- _Given request_
Starting at the first line of the data, print each line verbatim up to and including the line bearing "import matplotlib as mpl", omitting pictures.
►
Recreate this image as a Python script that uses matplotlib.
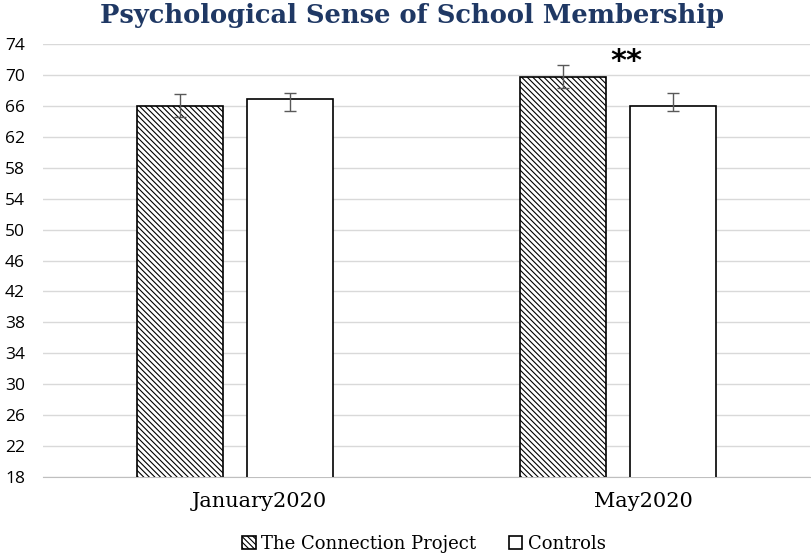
import numpy as np
import matplotlib.pyplot as plt
import matplotlib as mpl

categories = ['January2020', 'May2020']
series = ['The Connection Project', 'Controls']
tcp_means = [65.98, 69.77]
tcp_err_low = [1.42, 1.5]
tcp_err_high = [1.55, 1.51]
ctrl_means = [66.89, 66.02]
ctrl_err_low = [1.55, 0.65]
ctrl_err_high = [0.74, 1.6]
yticks = list(range(18, 75, 4))

mpl.rcParams['hatch.linewidth'] = 0.8

fig = plt.figure(figsize=(8.12, 5.58), dpi=100)
ax = fig.add_axes([43 / 812, 1 - 477 / 558, 767 / 812, 433 / 558])

x = np.arange(len(categories))
w = 0.224
off = 0.143
ax.bar(x - off, tcp_means, w, color='white', edgecolor='black',
       linewidth=1.2, hatch='\\\\\\\\\\\\', zorder=3, label=series[0])
ax.bar(x + off, ctrl_means, w, color='white', edgecolor='black',
       linewidth=1.2, zorder=3, label=series[1])
ax.errorbar(x - off, tcp_means, yerr=[tcp_err_low, tcp_err_high], fmt='none',
            ecolor='#595959', elinewidth=1, capsize=4, capthick=1, zorder=4)
ax.errorbar(x + off, ctrl_means, yerr=[ctrl_err_low, ctrl_err_high], fmt='none',
            ecolor='#595959', elinewidth=1, capsize=4, capthick=1, zorder=4)

ax.text(1.02, 71.8, '**', ha='center', va='center', fontsize=22,
        fontweight='bold', family='DejaVu Sans')

ax.set_ylim(18, 74)
ax.set_xlim(-0.5, 1.5)
ax.set_yticks(yticks)
# labels sit a little right of the group centres in the original
ax.set_xticks(x + 0.065)
ax.set_xticklabels(categories, family='DejaVu Serif', fontsize=15)
for lab in ax.get_yticklabels():
    lab.set_family('Open Sans')
    lab.set_fontsize(12.5)
ax.yaxis.grid(True, color='#d9d9d9', linewidth=1)
ax.set_axisbelow(True)
for s in ['top', 'right', 'left']:
    ax.spines[s].set_visible(False)
ax.spines['bottom'].set_color('#bfbfbf')
ax.tick_params(axis='y', length=0, pad=13)
ax.tick_params(axis='x', length=0, pad=11)

fig.text(0.507, 0.972, 'Psychological Sense of School Membership', ha='center', va='center',
         fontsize=18.5, fontweight='bold', color='#1f3864', family='DejaVu Serif')

fig.legend(loc='lower center', bbox_to_anchor=(0.522, -0.02), ncol=2, frameon=False,
           prop={'family': 'DejaVu Serif', 'size': 13}, handlelength=0.75,
           handleheight=0.75, handletextpad=0.3, columnspacing=1.8)

fig.savefig('out.png', dpi=100)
◄
- _Result of the exercise_
Recreate this image as a Python script that uses matplotlib.
import numpy as np
import matplotlib.pyplot as plt
import matplotlib as mpl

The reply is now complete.